Luckily for everybody involved, Angela had used Float in her previous role and immediately suggested that her team start using it for resource management.

Float met my needs perfectly at my last agency. So when I came over to Tilt and then we shut down, it was exactly what we needed.

Initially, only the post-production team of 15 people (editors, animators, sound designers, and producers within Tilt Creative + Production) used Float.

Then, the production team—who handle video creation before passing it on to Angela’s team—was so impressed by how well Float worked that they started using it too.

Because it worked great in our smaller group, other people began asking: Can we get in on that?

Tilt Creative + Production stays aligned using Float while working remotely

Float has been instrumental in keeping the post-production team in sync for the past four years.

Angela and her team run weekly status meetings to review all work planned in Float and add context if needed. The visual schedule makes it easy to see who is overbooked and facilitates conversations about workload distribution.

Communication is often the toughest part of Angela’s role, and Float helps her get the message across to her remote team.

We can talk about it, we can email about it, we can have meetings about it. But you can also just go and look at the plans in Float; it takes that barrier down. Float is pretty close to being the single source of truth. If a project is not in there, someone forgot to add it to Float.
A team's schedule in Float
The schedule in Float makes it easy to communicate project plans with team members.

Video projects often have quick turnaround times with different departments in the production line. Meeting deadlines is determined by how fast you can receive and pass the baton to the next team.

Because Angela can see the production team’s project timelines in Float, setting them up for success is much easier. She can determine what people might be required from her team beforehand and schedule tasks accordingly.

Now we can see that this [project] is shooting on a specific day. That helps me with resourcing my team.
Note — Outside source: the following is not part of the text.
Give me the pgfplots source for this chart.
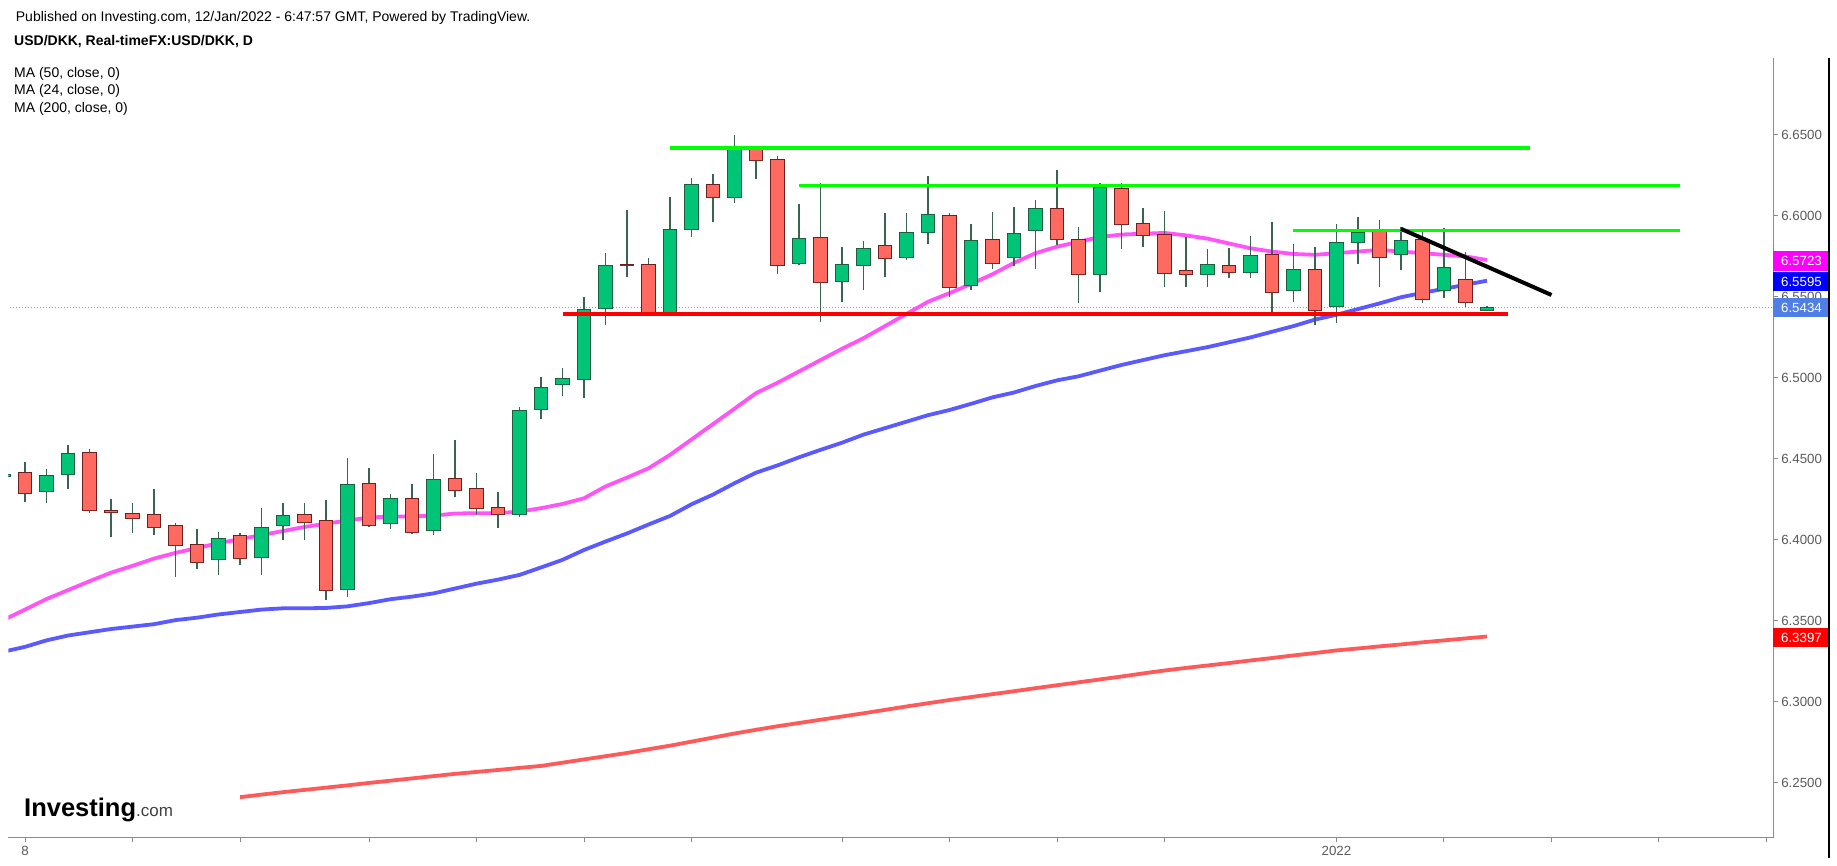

I know when certain people will be tied up on the production part versus post-production.

And even if she’s unsure of the exact time a resource would be needed, she plans ahead by creating a tentative project in Float and using placeholders. When she gets more details, she looks for team members who have the bandwidth and assigns work to them.

Float has reduced friction. There’s a lot less frustration and less confusion about who’s working on what, which greatly eases the initial stages of a project.